Jaafari’s second assumption is that the Islamic Republic manages to keep fighting for a few weeks, world public opinion, especially the peace movement in the United States, would come to its rescue and force Washington to stop the war before winning a complete victory. Such an outcome would then be hailed in Iran as a great victory for the Khomeinist revolution. We witnessed a similar event two years ago during the war between Israel and Iran (via the Lebanese branchy of Hezbollah). By all classical measures, Iran’s Lebanese units suffered a crushing defeat. They lost control of territory in southern Lebanon, saw their network of missile-launching pads dismantled, and left

a quarter of their fighters dead on the battlefield while and hundreds more captured. And, yet, the overall perception even today is that Iran-Hezbollah won that round hands down.

Jaafari’s third assumption is that his forces would be able both to fight a war against the United States for several weeks or if needed, months while also protecting the regime against its numerous internal enemies who might seize the opportunity to try to overthrow it.

General Jaafari, who has made his reputation as an expert in asymmetric warfare, was promoted Commander-in-Chief of the IRGC precisely because he has always argued that the Khomeinist regime could win against a self-doubting, internally divided, and utterly confused United States. Jafari’s optimism is in sharp contrast with the pessimism expressed by his predecessor General Yahya Rahim Safavi who, in a blunt speech just weeks before his dismissal, warned that the Islamic Republic lacked the equipment for fighting a much-better armed adversary.

Under Jaafari, the IRGC ha decentralized its command-and-control structures by creating 31 autonomous headquarters covering all of Iran’s 30 provinces plus the capital Tehran. He has also replaced most of the key IRGC commanders in the biggest purge of the force in more than 25 years. Almost all the “fat cat” generals who spent more on their various business enterprises than their military careers have been sent home.

There is no doubt that Jaafari has done all an IRGC commander could. However, as Clemenceau observed, war is too serious a matter to be left to the generals. Although it contains a high dose of military action, war is primarily a political matter. This is why it requires a political strategy, as opposed to the tactical scenario that t Jaafari has depicted.

Seen from that angle, things might not be as simple as Jaafari seems to assume.
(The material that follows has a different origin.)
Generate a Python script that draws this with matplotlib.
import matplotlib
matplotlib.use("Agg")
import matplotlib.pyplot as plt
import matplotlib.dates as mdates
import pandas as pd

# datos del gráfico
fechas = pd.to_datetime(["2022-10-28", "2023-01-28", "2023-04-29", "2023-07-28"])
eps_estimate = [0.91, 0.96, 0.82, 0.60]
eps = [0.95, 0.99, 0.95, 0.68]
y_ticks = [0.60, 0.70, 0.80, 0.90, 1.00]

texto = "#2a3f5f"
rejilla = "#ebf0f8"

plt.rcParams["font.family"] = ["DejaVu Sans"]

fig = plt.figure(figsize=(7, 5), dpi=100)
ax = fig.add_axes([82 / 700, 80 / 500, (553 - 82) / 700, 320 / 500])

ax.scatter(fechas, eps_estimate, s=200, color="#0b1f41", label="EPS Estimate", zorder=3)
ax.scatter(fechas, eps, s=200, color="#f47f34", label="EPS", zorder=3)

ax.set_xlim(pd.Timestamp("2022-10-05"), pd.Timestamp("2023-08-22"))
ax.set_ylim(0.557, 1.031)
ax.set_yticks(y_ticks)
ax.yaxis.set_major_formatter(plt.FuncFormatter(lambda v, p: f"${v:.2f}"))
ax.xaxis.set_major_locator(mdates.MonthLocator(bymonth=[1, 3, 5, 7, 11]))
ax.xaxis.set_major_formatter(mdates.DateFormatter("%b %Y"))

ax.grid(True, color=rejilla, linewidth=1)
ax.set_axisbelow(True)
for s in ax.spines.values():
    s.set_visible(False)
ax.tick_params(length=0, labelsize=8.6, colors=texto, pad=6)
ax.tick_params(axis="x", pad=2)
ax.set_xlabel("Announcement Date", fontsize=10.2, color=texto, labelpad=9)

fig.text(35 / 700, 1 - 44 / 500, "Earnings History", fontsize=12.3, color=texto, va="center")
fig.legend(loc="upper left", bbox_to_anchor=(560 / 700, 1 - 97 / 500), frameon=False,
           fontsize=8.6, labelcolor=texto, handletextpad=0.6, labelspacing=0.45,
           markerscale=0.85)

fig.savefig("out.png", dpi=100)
The first question that Tehran’s leadership must ask is: what would be the goal of an American or Israeli military attack against the Islamic Republic?

The routine assumption is that the goal would be the destruction of the nuclear project that the West claims is designed to make atomic bombs.
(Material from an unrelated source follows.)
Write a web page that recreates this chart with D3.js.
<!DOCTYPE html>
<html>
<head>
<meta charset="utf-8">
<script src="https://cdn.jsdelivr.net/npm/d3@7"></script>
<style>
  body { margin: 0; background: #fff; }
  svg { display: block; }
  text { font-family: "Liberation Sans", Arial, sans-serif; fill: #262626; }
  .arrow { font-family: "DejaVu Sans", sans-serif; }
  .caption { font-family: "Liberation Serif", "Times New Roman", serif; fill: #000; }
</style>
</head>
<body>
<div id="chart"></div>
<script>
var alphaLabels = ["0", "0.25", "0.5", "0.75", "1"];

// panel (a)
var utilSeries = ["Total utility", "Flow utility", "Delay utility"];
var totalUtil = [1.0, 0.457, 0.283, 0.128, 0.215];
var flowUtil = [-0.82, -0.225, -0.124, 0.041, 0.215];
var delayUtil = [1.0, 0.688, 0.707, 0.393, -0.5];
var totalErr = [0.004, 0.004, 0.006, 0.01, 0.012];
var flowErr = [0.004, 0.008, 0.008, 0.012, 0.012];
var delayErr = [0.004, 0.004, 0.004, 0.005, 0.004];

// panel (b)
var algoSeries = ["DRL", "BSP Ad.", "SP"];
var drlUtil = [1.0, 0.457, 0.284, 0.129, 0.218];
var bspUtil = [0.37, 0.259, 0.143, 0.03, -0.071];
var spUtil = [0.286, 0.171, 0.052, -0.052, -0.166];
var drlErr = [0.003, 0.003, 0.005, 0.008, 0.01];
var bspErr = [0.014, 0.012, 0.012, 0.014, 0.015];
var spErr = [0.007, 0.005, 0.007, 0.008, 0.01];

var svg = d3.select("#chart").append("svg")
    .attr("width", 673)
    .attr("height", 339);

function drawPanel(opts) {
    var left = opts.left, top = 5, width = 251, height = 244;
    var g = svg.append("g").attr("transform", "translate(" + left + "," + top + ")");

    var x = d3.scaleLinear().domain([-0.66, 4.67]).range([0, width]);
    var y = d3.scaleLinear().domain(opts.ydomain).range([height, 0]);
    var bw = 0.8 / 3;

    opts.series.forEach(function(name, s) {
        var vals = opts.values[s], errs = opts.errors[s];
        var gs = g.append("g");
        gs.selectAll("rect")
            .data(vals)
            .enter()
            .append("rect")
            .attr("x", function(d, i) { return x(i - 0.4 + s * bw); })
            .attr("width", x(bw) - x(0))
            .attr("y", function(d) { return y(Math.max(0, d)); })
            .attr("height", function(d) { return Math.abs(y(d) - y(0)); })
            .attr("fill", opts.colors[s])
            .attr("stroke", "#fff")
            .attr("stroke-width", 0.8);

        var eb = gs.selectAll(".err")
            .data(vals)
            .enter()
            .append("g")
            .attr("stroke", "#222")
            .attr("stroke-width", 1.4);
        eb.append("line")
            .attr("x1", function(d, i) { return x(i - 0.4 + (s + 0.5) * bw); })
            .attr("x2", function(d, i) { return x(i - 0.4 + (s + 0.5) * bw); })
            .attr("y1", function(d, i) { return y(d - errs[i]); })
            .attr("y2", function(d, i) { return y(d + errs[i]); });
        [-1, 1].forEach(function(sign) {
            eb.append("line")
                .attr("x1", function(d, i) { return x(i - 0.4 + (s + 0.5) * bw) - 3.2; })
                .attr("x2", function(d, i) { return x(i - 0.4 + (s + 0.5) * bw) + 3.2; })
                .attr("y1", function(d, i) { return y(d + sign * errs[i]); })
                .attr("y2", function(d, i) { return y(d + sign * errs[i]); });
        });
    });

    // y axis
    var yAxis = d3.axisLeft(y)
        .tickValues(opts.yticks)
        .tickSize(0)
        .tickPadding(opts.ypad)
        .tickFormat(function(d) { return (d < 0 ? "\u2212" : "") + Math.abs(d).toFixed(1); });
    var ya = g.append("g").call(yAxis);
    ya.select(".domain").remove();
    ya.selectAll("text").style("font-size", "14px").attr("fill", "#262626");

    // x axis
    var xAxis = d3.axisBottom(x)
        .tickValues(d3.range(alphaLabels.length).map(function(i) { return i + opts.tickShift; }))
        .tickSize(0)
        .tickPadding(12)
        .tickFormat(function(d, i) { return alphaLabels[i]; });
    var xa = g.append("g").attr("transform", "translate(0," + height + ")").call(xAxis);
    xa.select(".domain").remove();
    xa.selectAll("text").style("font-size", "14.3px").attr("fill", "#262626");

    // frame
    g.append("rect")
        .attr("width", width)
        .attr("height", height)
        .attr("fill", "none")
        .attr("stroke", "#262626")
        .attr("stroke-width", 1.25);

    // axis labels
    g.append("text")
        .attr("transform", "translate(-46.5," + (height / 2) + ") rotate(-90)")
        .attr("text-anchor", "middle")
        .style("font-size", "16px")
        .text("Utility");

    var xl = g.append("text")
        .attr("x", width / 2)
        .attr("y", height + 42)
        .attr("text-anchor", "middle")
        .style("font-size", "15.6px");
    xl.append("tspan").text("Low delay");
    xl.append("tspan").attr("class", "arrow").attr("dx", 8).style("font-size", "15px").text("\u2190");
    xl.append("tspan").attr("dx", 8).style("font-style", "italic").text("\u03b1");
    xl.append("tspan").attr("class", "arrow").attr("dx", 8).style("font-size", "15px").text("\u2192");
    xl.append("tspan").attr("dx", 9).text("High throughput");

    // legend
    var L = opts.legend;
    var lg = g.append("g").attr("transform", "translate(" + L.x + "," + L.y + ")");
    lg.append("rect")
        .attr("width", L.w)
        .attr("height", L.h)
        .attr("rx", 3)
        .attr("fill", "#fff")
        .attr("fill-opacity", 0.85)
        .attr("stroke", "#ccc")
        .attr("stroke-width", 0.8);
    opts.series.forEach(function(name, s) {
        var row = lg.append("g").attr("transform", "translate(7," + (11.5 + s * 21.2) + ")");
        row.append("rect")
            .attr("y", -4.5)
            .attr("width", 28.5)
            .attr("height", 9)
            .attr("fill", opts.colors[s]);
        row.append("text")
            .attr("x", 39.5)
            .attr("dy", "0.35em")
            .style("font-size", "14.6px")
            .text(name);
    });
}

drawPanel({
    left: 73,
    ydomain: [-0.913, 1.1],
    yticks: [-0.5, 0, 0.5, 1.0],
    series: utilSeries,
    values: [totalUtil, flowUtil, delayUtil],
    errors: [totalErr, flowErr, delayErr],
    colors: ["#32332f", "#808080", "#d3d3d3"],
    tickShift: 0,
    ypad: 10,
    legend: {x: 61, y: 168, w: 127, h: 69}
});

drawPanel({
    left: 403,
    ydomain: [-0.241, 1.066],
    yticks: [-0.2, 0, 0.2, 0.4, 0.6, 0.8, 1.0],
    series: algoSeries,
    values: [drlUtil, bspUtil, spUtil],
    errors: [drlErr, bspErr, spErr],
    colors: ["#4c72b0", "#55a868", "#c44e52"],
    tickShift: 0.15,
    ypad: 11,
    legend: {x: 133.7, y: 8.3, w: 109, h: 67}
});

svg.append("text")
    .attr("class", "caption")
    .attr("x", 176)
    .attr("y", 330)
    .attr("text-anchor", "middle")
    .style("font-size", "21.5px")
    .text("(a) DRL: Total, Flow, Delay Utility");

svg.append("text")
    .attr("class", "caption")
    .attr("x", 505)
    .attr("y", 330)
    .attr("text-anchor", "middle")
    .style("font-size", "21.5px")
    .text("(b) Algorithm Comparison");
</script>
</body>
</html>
If that is the case, Jaafari’s plans to sink American warships, close the Strait of Hormuz, and destroy oilfields in Arab countries and possibly launch a few missiles against Israel as well, might prove counter-productive. Such plans would escalate the conflict and provide the pretext for a “regime change” exercise.

In 1991, the goal of the US-led coalition was to kick Saddam Hussein out of Kuwait. Once that was achieved, there was no pretext for transforming the war into a “regime change” campaign. Had Saddam Hussein attacked the coalition or fired missiles at US, and its allies, after the coalition had achieved its objective, he would have provided a pretext for prolonging the war until the end of his regime.
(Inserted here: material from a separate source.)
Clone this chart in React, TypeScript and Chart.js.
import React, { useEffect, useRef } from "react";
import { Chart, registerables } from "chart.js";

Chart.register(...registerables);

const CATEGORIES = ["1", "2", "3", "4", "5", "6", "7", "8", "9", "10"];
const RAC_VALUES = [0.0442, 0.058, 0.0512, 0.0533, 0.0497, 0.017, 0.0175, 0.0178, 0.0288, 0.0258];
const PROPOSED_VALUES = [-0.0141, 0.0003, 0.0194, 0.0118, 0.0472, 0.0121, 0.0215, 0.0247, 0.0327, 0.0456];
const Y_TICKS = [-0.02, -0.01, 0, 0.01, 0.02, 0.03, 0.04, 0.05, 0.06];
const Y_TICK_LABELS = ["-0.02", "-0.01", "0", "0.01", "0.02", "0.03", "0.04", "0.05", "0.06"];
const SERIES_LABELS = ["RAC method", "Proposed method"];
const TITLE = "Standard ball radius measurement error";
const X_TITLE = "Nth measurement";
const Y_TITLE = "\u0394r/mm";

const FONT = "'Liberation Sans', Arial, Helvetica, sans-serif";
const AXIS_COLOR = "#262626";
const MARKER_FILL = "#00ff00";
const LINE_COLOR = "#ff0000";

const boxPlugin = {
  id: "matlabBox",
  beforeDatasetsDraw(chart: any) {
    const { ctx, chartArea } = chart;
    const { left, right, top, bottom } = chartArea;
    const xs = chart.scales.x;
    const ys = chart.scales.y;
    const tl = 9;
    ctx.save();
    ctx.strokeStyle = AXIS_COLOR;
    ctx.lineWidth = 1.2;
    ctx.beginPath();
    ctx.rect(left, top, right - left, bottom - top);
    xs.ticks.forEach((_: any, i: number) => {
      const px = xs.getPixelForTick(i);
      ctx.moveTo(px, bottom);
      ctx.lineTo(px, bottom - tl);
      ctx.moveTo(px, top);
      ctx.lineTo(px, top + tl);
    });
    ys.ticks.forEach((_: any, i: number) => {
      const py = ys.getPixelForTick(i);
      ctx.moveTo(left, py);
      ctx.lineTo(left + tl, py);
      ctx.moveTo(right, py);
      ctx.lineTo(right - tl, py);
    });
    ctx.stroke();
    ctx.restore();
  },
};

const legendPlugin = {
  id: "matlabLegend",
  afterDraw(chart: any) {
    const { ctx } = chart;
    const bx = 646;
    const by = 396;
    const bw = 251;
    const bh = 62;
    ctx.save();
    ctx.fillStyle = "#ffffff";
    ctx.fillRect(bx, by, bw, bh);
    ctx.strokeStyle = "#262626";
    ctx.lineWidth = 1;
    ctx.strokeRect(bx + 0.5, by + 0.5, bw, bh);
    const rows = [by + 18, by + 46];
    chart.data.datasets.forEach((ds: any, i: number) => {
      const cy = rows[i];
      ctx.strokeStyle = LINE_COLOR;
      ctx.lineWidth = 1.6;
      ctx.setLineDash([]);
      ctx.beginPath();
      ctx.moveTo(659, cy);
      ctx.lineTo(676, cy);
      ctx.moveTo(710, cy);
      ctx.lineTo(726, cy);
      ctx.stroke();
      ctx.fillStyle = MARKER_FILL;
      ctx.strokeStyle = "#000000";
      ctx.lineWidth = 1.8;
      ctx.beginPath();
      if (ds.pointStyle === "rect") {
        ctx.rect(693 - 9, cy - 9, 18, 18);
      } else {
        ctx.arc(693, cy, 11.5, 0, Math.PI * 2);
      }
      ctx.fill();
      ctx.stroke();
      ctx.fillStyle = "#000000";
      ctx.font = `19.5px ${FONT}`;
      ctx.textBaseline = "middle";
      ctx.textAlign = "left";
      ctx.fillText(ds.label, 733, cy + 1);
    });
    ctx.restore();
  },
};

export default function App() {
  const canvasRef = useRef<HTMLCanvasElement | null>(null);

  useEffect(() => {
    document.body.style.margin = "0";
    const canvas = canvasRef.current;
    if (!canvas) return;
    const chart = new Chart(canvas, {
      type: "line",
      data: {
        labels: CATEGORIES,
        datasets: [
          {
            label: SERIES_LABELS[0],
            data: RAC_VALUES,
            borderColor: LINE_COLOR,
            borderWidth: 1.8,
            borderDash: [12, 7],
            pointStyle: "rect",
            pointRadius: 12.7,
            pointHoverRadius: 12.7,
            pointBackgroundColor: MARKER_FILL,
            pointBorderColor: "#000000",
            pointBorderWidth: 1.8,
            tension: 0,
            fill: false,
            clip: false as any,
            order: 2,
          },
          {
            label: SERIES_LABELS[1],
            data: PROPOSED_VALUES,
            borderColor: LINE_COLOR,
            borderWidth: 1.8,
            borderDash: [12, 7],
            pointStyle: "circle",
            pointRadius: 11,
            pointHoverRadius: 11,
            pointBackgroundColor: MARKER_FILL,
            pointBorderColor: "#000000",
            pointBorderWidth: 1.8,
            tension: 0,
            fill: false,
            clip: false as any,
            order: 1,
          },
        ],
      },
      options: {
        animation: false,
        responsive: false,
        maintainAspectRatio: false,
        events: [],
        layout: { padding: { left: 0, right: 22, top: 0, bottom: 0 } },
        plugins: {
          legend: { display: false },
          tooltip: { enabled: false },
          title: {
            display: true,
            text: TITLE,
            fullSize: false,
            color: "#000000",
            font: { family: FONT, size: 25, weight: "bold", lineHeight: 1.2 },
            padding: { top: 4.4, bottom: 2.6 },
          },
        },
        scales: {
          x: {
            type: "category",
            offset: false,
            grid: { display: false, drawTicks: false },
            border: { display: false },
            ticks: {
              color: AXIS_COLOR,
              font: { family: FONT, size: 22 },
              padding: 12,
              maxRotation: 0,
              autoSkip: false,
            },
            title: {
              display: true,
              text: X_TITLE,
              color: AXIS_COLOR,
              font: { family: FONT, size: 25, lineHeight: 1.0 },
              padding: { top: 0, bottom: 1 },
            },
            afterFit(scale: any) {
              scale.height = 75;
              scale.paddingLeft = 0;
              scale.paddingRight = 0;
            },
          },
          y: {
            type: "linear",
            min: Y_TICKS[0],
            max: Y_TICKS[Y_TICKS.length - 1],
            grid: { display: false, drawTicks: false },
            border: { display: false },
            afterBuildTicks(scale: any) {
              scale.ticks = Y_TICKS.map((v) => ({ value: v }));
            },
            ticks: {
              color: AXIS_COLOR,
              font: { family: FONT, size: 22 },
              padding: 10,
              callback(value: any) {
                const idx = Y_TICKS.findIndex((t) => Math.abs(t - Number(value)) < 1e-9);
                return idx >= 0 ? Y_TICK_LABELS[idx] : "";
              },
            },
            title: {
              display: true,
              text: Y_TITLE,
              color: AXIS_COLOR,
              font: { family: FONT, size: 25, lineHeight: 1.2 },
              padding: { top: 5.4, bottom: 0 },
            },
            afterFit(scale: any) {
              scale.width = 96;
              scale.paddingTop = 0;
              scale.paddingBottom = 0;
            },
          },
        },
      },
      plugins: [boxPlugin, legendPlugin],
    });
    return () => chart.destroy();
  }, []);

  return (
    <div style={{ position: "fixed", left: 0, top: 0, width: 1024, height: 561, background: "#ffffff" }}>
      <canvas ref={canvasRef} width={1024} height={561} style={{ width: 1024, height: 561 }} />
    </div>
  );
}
Obviously, it is not up to Jaafari to guess the ultimate goal of the US, or anyone else that might want to attack the Islamic Republic at this time. The answer must come from the political leadership, that is to say “Supreme Guide” Ali Khamenei and President Mahmoud Ahmadinejad. Only that answer could provide Jaafari and other military planners with the guideline needed to devise a strategy. For the time being, Jaafari is providing a solution to a problem that has not yet been defined. Like Don Quixote who fought the windmills taking them for giants, the general is firing missiles of illusion at phantom ships sailing through a fog of assumptions.